Dans l'urgence climatique-Penser la transition énergétique

Publié le par Henri LOURDOU

Dans l'urgence climatique-Penser la transition énergétique

Dans l'urgence climatique

Penser la transition énergétique

(Folio actuel n°185, février 2022, 286 p.)

 

 

Cet ouvrage collectif du "Groupe d'études géopolitiques", dirigé par Michel Derdevet et coordonné par Clémence Pélegrin, vise à croiser les "éclairages fournis par l'économie, l'histoire, les relations internationales et la science politique" (4e de couverture). Il a pour ambition d'"offrir les clés essentielles pour comprendre les questions parfois techniques dont doit se saisir le débat démocratique pour parvenir à répondre au plus grand défi de notre temps." (avant-propos de Michel Derdevet et Clémence Pélegrin, p 11)

Les 12 chapitres ont pratiquement tous la particularité d'avoir été coécrits par des duos composés d'une personne "disposant d'une véritable expertise , au profil "senior", connue et reconnue en France et en Europe, et un chercheur plus jeune, français ou européen, dans une "perspective à la fois pluridisciplinaire, intergénérationnelle et internationale." (p 14)

Ils sont tous présentés dans une rubrique spéciale, par ordre alphabétique (pp 7 à 10).

De plus, "la vingtaine de signatures rassemblées ici sont réunies par une idée structurante : l'échelle européenne est la plus pertinente pour comprendre et se saisir des des enjeux énergétiques de la France et au regard de tendances infrastructurelles , politiques et économiques de long terme, comme le nombre croissant d'interconnexions énergétiques en Europe et les échanges entre Etats membres." (p 15)

Enfin, pour répondre à la notion d'urgence, présente dans le titre de l'ouvrage : "Le désordre semble probable, mais nous pouvons encore répondre au chaos." (p 17)

 

Le déroulé des chapitres répond à un ordre logique, mais leur contenu n'est pas vraiment homogène. S'ils contiennent beaucoup de données techniques et factuelles mises à la portée du profane, ils comportent aussi des partis pris parfois contradictoires.

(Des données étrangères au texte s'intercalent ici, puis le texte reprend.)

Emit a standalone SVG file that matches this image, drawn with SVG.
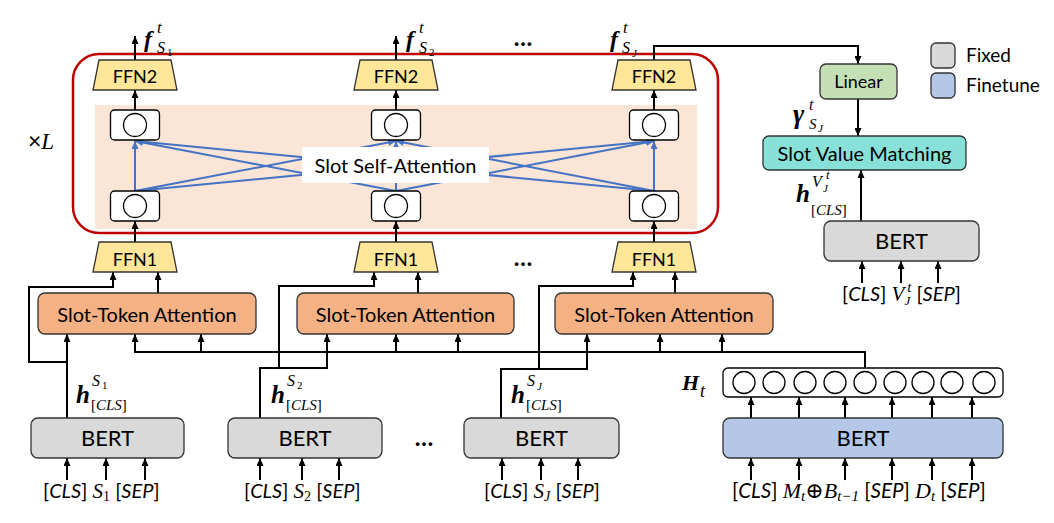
<svg xmlns="http://www.w3.org/2000/svg" width="1054" height="523" viewBox="0 0 1054 523">
<defs>
<marker id="ah" viewBox="0 0 8 7" refX="8" refY="3.5" markerWidth="8" markerHeight="7" markerUnits="userSpaceOnUse" orient="auto"><path d="M0,0 L8,3.5 L0,7 z" fill="#000"/></marker>
<marker id="bh" viewBox="0 0 8 7" refX="8" refY="3.5" markerWidth="8" markerHeight="7" markerUnits="userSpaceOnUse" orient="auto"><path d="M0,0 L8,3.5 L0,7 z" fill="#4472C4"/></marker>
</defs>
<style>
.sans{font-family:Lato,"Liberation Sans",sans-serif;fill:#000}
.math{font-family:"Liberation Serif","DejaVu Serif",serif;font-style:italic;fill:#000}
.up{font-style:normal}
.bold{font-weight:bold}
.nb{font-weight:normal}
.box{stroke:#333;stroke-width:1.3}
.ffn{fill:#FFE699;stroke:#333;stroke-width:1.3}
.cell{fill:#fff;stroke:#000;stroke-width:1.3}
.ln{fill:none;stroke:#000;stroke-width:2}
.arr{fill:none;stroke:#000;stroke-width:2;marker-end:url(#ah)}
.bl{stroke:#4472C4;stroke-width:2;fill:none;marker-end:url(#bh)}
.mid{text-anchor:middle}
</style>
<rect width="1054" height="523" fill="#fff"/>

<g id="layer-stack">
<rect x="73" y="54" width="645" height="179" rx="26" fill="#fff" stroke="#C00000" stroke-width="2.5"/>
<rect x="95" y="105" width="602" height="124" fill="#FBE5D6"/>
</g>

<g id="connectors">
<path class="bl" d="M135 191 L135 141"/>
<path class="bl" d="M135 191 L396 141"/>
<path class="bl" d="M135 191 L654 141"/>
<path class="bl" d="M396 191 L135 141"/>
<path class="bl" d="M396 191 L396 141"/>
<path class="bl" d="M396 191 L654 141"/>
<path class="bl" d="M654 191 L135 141"/>
<path class="bl" d="M654 191 L396 141"/>
<path class="bl" d="M654 191 L654 141"/>

<path class="arr" d="M135 60 V36"/>
<path class="arr" d="M396 60 V36"/>
<path class="arr" d="M654 60 V46 H858 V64"/>
<path class="arr" d="M135 110 V90"/>
<path class="arr" d="M396 110 V90"/>
<path class="arr" d="M654 110 V90"/>
<path class="arr" d="M135 242 V221"/>
<path class="arr" d="M396 242 V221"/>
<path class="arr" d="M654 242 V221"/>
<path class="arr" d="M158 293 V272"/>
<path class="arr" d="M418 293 V272"/>
<path class="arr" d="M675 293 V272"/>
<path class="arr" d="M67 418 V334"/>
<path class="arr" d="M67 362 H29 V287 H113 V272"/>
<path class="arr" d="M260 418 V368 H327 V334"/>
<path class="arr" d="M279 368 V286 H374 V272"/>
<path class="arr" d="M501 418 V369 H587 V334"/>
<path class="arr" d="M539 369 V286 H633 V272"/>
<path class="ln" d="M135 352 H865 V368"/>
<path class="arr" d="M135 353 V334"/>
<path class="arr" d="M201 352 V334"/>
<path class="arr" d="M396 352 V334"/>
<path class="arr" d="M458 352 V334"/>
<path class="arr" d="M660 352 V334"/>
<path class="arr" d="M722 352 V334"/>
<path class="arr" d="M67 480 V458"/>
<path class="arr" d="M106 480 V458"/>
<path class="arr" d="M145 480 V458"/>
<path class="arr" d="M260 480 V458"/>
<path class="arr" d="M302 480 V458"/>
<path class="arr" d="M339 480 V458"/>
<path class="arr" d="M502 480 V458"/>
<path class="arr" d="M541 480 V458"/>
<path class="arr" d="M578 480 V458"/>
<path class="arr" d="M751 480 V458"/>
<path class="arr" d="M799 480 V458"/>
<path class="arr" d="M845 480 V458"/>
<path class="arr" d="M892 480 V458"/>
<path class="arr" d="M932 480 V458"/>
<path class="arr" d="M972 480 V458"/>
<path class="arr" d="M751 418 V397"/>
<path class="arr" d="M799 418 V397"/>
<path class="arr" d="M845 418 V397"/>
<path class="arr" d="M892 418 V397"/>
<path class="arr" d="M932 418 V397"/>
<path class="arr" d="M972 418 V397"/>
<path class="arr" d="M862 283 V261"/>
<path class="arr" d="M901 283 V261"/>
<path class="arr" d="M938 283 V261"/>
<path class="arr" d="M861 221 V170"/>
<path class="arr" d="M858 99 V136"/>
</g>

<g id="self-attn-label">
<rect x="302" y="147" width="187" height="36" fill="#fff"/>
<text class="sans mid" x="395.5" y="173" font-size="20">Slot Self-Attention</text>
</g>

<g id="cells">
<rect class="cell" x="110.5" y="110" width="49" height="30" rx="4"/><circle class="cell" cx="135" cy="125" r="11.5"/>
<rect class="cell" x="371.5" y="110" width="49" height="30" rx="4"/><circle class="cell" cx="396" cy="125" r="11.5"/>
<rect class="cell" x="629.5" y="110" width="49" height="30" rx="4"/><circle class="cell" cx="654" cy="125" r="11.5"/>
<rect class="cell" x="110.5" y="191" width="49" height="30" rx="4"/><circle class="cell" cx="135" cy="206" r="11.5"/>
<rect class="cell" x="371.5" y="191" width="49" height="30" rx="4"/><circle class="cell" cx="396" cy="206" r="11.5"/>
<rect class="cell" x="629.5" y="191" width="49" height="30" rx="4"/><circle class="cell" cx="654" cy="206" r="11.5"/>
</g>

<g id="ffn2">
<polygon class="ffn" points="99,60 171,60 177,90 93,90"/><text class="sans mid" x="135" y="83" font-size="18">FFN2</text>
<polygon class="ffn" points="360,60 432,60 438,90 354,90"/><text class="sans mid" x="396" y="83" font-size="18">FFN2</text>
<polygon class="ffn" points="618,60 690,60 696,90 612,90"/><text class="sans mid" x="654" y="83" font-size="18">FFN2</text>
</g>

<g id="ffn1">
<polygon class="ffn" points="99,242 171,242 177,272 93,272"/><text class="sans mid" x="135" y="266" font-size="18">FFN1</text>
<polygon class="ffn" points="360,242 432,242 438,272 354,272"/><text class="sans mid" x="396" y="266" font-size="18">FFN1</text>
<polygon class="ffn" points="618,242 690,242 696,272 612,272"/><text class="sans mid" x="654" y="266" font-size="18">FFN1</text>
</g>

<g id="slot-token-attention">
<rect class="box" x="38" y="293" width="218" height="41" rx="7" fill="#F4B183"/><text class="sans mid" x="147" y="322" font-size="20">Slot-Token Attention</text>
<rect class="box" x="297" y="293" width="217" height="41" rx="7" fill="#F4B183"/><text class="sans mid" x="405.5" y="322" font-size="20">Slot-Token Attention</text>
<rect class="box" x="555" y="293" width="218" height="41" rx="7" fill="#F4B183"/><text class="sans mid" x="664" y="322" font-size="20">Slot-Token Attention</text>
</g>

<g id="bert-slots">
<rect class="box" x="31" y="418" width="153" height="40" rx="7" fill="#D9D9D9"/><text class="sans mid" x="107.5" y="446" font-size="22">BERT</text>
<rect class="box" x="228" y="418" width="154" height="40" rx="7" fill="#D9D9D9"/><text class="sans mid" x="305" y="446" font-size="22">BERT</text>
<rect class="box" x="464" y="418" width="155" height="40" rx="7" fill="#D9D9D9"/><text class="sans mid" x="541.5" y="446" font-size="22">BERT</text>
</g>

<g id="bert-context">
<rect class="box" x="723" y="418" width="280" height="40" rx="7" fill="#B4C7E7"/><text class="sans mid" x="863" y="446" font-size="22">BERT</text>
</g>

<g id="Ht">
<rect class="cell" x="723" y="368" width="280" height="29" rx="5"/>
<circle class="cell" cx="744" cy="382.5" r="11"/>
<circle class="cell" cx="774" cy="382.5" r="11"/>
<circle class="cell" cx="805" cy="382.5" r="11"/>
<circle class="cell" cx="835" cy="382.5" r="11"/>
<circle class="cell" cx="865" cy="382.5" r="11"/>
<circle class="cell" cx="895" cy="382.5" r="11"/>
<circle class="cell" cx="923" cy="382.5" r="11"/>
<circle class="cell" cx="952" cy="382.5" r="11"/>
<circle class="cell" cx="984" cy="382.5" r="11"/>
<text class="math bold" font-size="22"><tspan x="682" y="390">H</tspan><tspan class="nb" x="700" y="397" font-size="18">t</tspan></text>
</g>

<g id="bert-value">
<rect class="box" x="824" y="221" width="155" height="40" rx="7" fill="#D9D9D9"/><text class="sans mid" x="901.5" y="249" font-size="22">BERT</text>
</g>

<g id="slot-value-matching">
<rect class="box" x="763" y="136" width="203" height="34" rx="6" fill="#88E1D9"/><text class="sans mid" x="864.5" y="161" font-size="20">Slot Value Matching</text>
</g>

<g id="linear">
<rect class="box" x="820" y="64" width="77" height="35" rx="6" fill="#C5E0B4"/><text class="sans mid" x="858.5" y="88" font-size="18">Linear</text>
</g>

<g id="legend">
<rect class="box" x="931" y="43" width="24" height="25" rx="5" fill="#D9D9D9"/><text class="sans" x="966" y="62" font-size="19">Fixed</text>
<rect class="box" x="931" y="73" width="24" height="25" rx="5" fill="#B4C7E7"/><text class="sans" x="966" y="92" font-size="19">Finetune</text>
</g>

<g id="labels">
<text class="sans" x="28" y="149" font-size="23">×<tspan class="math" font-size="23">L</tspan></text>
<text class="math bold" font-size="24"><tspan x="144" y="47">f</tspan><tspan class="nb" x="157" y="33" font-size="17">t</tspan><tspan class="nb" x="157" y="53" font-size="16">S</tspan><tspan class="nb up" x="167" y="56" font-size="11">1</tspan></text>
<text class="math bold" font-size="24"><tspan x="406" y="47">f</tspan><tspan class="nb" x="419" y="33" font-size="17">t</tspan><tspan class="nb" x="419" y="53" font-size="16">S</tspan><tspan class="nb up" x="429" y="56" font-size="11">2</tspan></text>
<text class="math bold" font-size="24"><tspan x="610" y="47">f</tspan><tspan class="nb" x="623" y="33" font-size="17">t</tspan><tspan class="nb" x="622" y="53" font-size="16">S</tspan><tspan class="nb" x="632" y="57" font-size="11">J</tspan></text>
<text class="sans bold mid" x="523" y="46" font-size="24">…</text>
<text class="sans bold mid" x="523" y="266" font-size="24">…</text>
<text class="sans bold mid" x="424" y="446" font-size="24">…</text>
<text class="math bold" font-size="25"><tspan x="76" y="403">h</tspan><tspan class="nb" x="92" y="386" font-size="16">S</tspan><tspan class="nb up" x="102" y="389" font-size="11">1</tspan><tspan class="nb up" x="91" y="410" font-size="15">[</tspan><tspan class="nb" font-size="15">CLS</tspan><tspan class="nb up" font-size="15">]</tspan></text>
<text class="math bold" font-size="25"><tspan x="271" y="403">h</tspan><tspan class="nb" x="287" y="386" font-size="16">S</tspan><tspan class="nb up" x="297" y="389" font-size="11">2</tspan><tspan class="nb up" x="286" y="410" font-size="15">[</tspan><tspan class="nb" font-size="15">CLS</tspan><tspan class="nb up" font-size="15">]</tspan></text>
<text class="math bold" font-size="25"><tspan x="511" y="403">h</tspan><tspan class="nb" x="527" y="386" font-size="16">S</tspan><tspan class="nb" x="537" y="390" font-size="11">J</tspan><tspan class="nb up" x="526" y="410" font-size="15">[</tspan><tspan class="nb" font-size="15">CLS</tspan><tspan class="nb up" font-size="15">]</tspan></text>
<text class="math bold" font-size="25"><tspan x="796" y="202">h</tspan><tspan class="nb" x="812" y="187" font-size="16">V</tspan><tspan class="nb" x="823" y="192" font-size="11">J</tspan><tspan class="nb" x="826" y="179" font-size="13">t</tspan><tspan class="nb up" x="811" y="215" font-size="15">[</tspan><tspan class="nb" font-size="15">CLS</tspan><tspan class="nb up" font-size="15">]</tspan></text>
<text class="math bold" font-size="27"><tspan x="793" y="123">γ</tspan><tspan class="nb" x="809" y="110" font-size="16">t</tspan><tspan class="nb" x="809" y="129" font-size="15">S</tspan><tspan class="nb" x="818" y="132" font-size="11">J</tspan></text>
<text class="sans" x="43" y="498" font-size="20">[<tspan font-style="italic">CLS</tspan>] <tspan class="math" font-size="21">S</tspan><tspan class="math up" font-size="14" dy="3">1</tspan><tspan dy="-3"> [</tspan><tspan font-style="italic">SEP</tspan>]</text>
<text class="sans" x="244" y="498" font-size="20">[<tspan font-style="italic">CLS</tspan>] <tspan class="math" font-size="21">S</tspan><tspan class="math up" font-size="14" dy="3">2</tspan><tspan dy="-3"> [</tspan><tspan font-style="italic">SEP</tspan>]</text>
<text class="sans" x="484" y="498" font-size="20">[<tspan font-style="italic">CLS</tspan>] <tspan class="math" font-size="21">S</tspan><tspan class="math" font-size="14" dy="3">J</tspan><tspan dy="-3"> [</tspan><tspan font-style="italic">SEP</tspan>]</text>
<text class="sans" x="732" y="498" font-size="20.5">[<tspan font-style="italic">CLS</tspan>] <tspan class="math" font-size="22">M</tspan><tspan class="math" font-size="15" dy="3">t</tspan><tspan class="math up" font-size="22" dy="-3">⊕</tspan><tspan class="math" font-size="22">B</tspan><tspan class="math" font-size="15" dy="3">t−1</tspan><tspan dy="-3"> [</tspan><tspan font-style="italic">SEP</tspan>] <tspan class="math" font-size="22">D</tspan><tspan class="math" font-size="15" dy="3">t</tspan><tspan dy="-3"> [</tspan><tspan font-style="italic">SEP</tspan>]</text>
<text class="sans" x="842" y="301" font-size="20">[<tspan font-style="italic">CLS</tspan>] <tspan class="math" font-size="21">V</tspan><tspan class="math" font-size="13" dy="4">J</tspan><tspan class="math" font-size="15" dx="-3" dy="-13">t</tspan><tspan dy="9"> [</tspan><tspan font-style="italic">SEP</tspan>]</text>
</g>
</svg>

Ainsi de l'opposition soulignée par certains contributeurs entre énergies décarbonées "pilotables" (le nucléaire) et "non pilotables" (les renouvelables, essentiellement l'éolien et le solaire), notamment par Jacques Percebois et Boris Solier dans le chapitre 3 intitulé "Pour une transition énergétique résiliente" (pp 52-72) qui conclut que "La France doit impérativement accentuer les efforts de recherche dans le domaine des technologies du futur, celles du nouveau nucléaire, de l'hydrogène, des batteries des ordinateurs quantiques et du stockage de l'électricité. On pense bien sûr aux surgénérateurs (génération IV) mais aussi à la technologie prometteuse des SMR (Small Modular Reactors), centrales nucléaires de faible dimension (de 30 à 300 MW contre 1 650 pour l'EPR) et à sûreté passive." (p 69)

Cette confiance béate mise dans le nucléaire dans le cadre d'une transition garantissant le niveau croissant de recours à l'électricité contraste avec l'esprit critique qui préside à d'autres contributions concernant les tenants et aboutissants d'une vraie transition à un autre modèle de société.

Que ce soit celles qui mettent l'accent sur les conditions sociétales d'une transition réussie et collectivement assumée (chapitres 8, 9 et 10), ou celle, la plus lucide à mon sens, de Christian de Perthuis, dont j'avais déjà fortement apprécié l'ouvrage "Le tic-tac de l'horloge climatique" (chapitre 11). Car celui-ci met en avant la nécessité d'un "rationnement énergétique équitable" et fait le lien entre crise climatique et crise de la biodiversité en introduisant l'idée d'une nécessaire transition agroécologique. Et il va même plus loin en posant la question, encore largement tabou, de l'arrêt de la croissance démographique de l'espèce humaine. Une question qui fut posée aux débuts du mouvement écologiste, dans les années 1971-73, mais qui sortit rapidement des radars. Or elle se pose nécessairement, même si la réponse, il en convient aisément, ne peut être autoritaire. (pp 218-239)

 

En résumé, que retenir de ce très riche ouvrage ?

Outre l'urgence (bien argumentée), la complexité de la réponse ne permet pas d'éluder les remises en cause nécessaire de nos modes de vie et de notre imaginaire consumériste-illimitiste ainsi qu'une réduction drastique des inégalités de patrimoine et de revenu (...qu'il faut penser au niveau mondial) couplée à de forts investissements publics soigneusement débattus et réfléchis au niveau européen.

C'est bien à gauche que la transition nécessaire sera le plus efficacement mise en place...à condition que la gauche française accepte de penser au niveau mondial et remette en cause son logiciel productiviste issu du marxisme, et son logiciel national-souverainiste issu du jacobinisme.